La Fédération nationale de la Mutualité française (FNMF) voulait prendre en charge la couverture de la maladie en 1945. Elle en a été privée en raison de son attitude pendant l’Occupation. La FNMF regroupe la très grande majorité des mutuelles. Les mutuelles historiquement liées à la CGT l’ont rejointe en 2002. Il existe cependant « des mutuelles solidaires », qui s’opposent à ces dérives. La FNMF tient-elle sa revanche ? Elle revendique un rôle croissant dans la gestion de l’assurance maladie. Elle a obtenu, en 2004, de participer aux décisions concernant les remboursements dans le cadre de l'Union nationale des organismes complémentaires, regroupant les mutuelles, les organismes de prévoyance et les assurances. Elle a ainsi ouvert la porte de la bergerie aux loups des assurances privées. Les mêmes seront représentés dans les agences régionales de santé qui, dans le cadre de la loi Bachelot, auront pour fonction la « gouvernance » de l’hôpital, de l’action sociale et de la Sécu. Autrement dit, la Mutualité participera à leur démantèlement.

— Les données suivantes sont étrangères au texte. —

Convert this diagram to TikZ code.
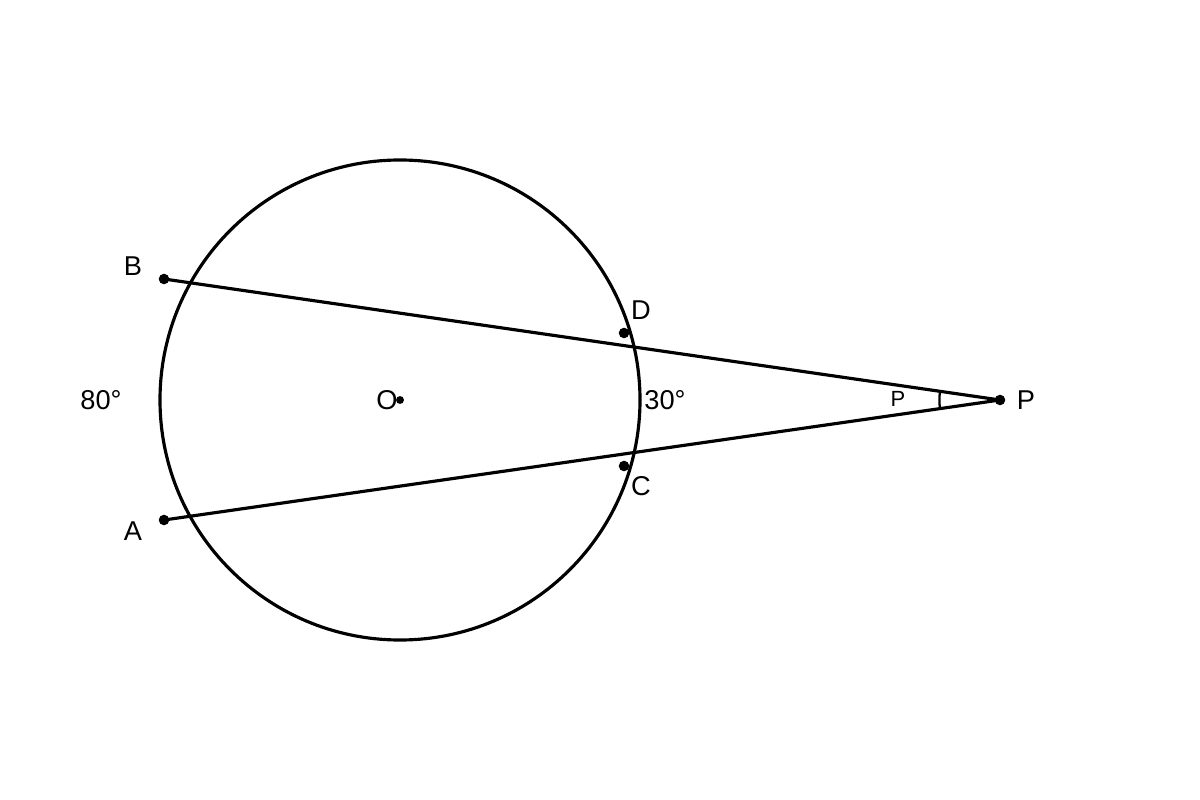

Déremboursements, forfaits et franchises, honoraires libres bientôt généralisés, la Sécu rembourse de moins en moins. Les complémentaires prennent une place croissante et augmentent les tarifs payés par les assurés. C’est tout bénéfice pour le patronat, qui aimerait bien être totalement exonéré de la cotisation sociale. Déjà, une personne sur cinq renonce à des soins pour des raisons financières. Demain, combien seront-elles ? Il y a urgence : préparons la mobilisation unitaire pour le maintien immédiat des ALD remboursées par la Sécu à 100 % et la perspective du remboursement de la totalité des soins à 100% par un seul organisme, la Sécurité sociale autogérée par des administrateurs élus par les assurés sociaux, et au sein de laquelle seront intégrées les mutuelles avec leur patrimoine et leurs personnels.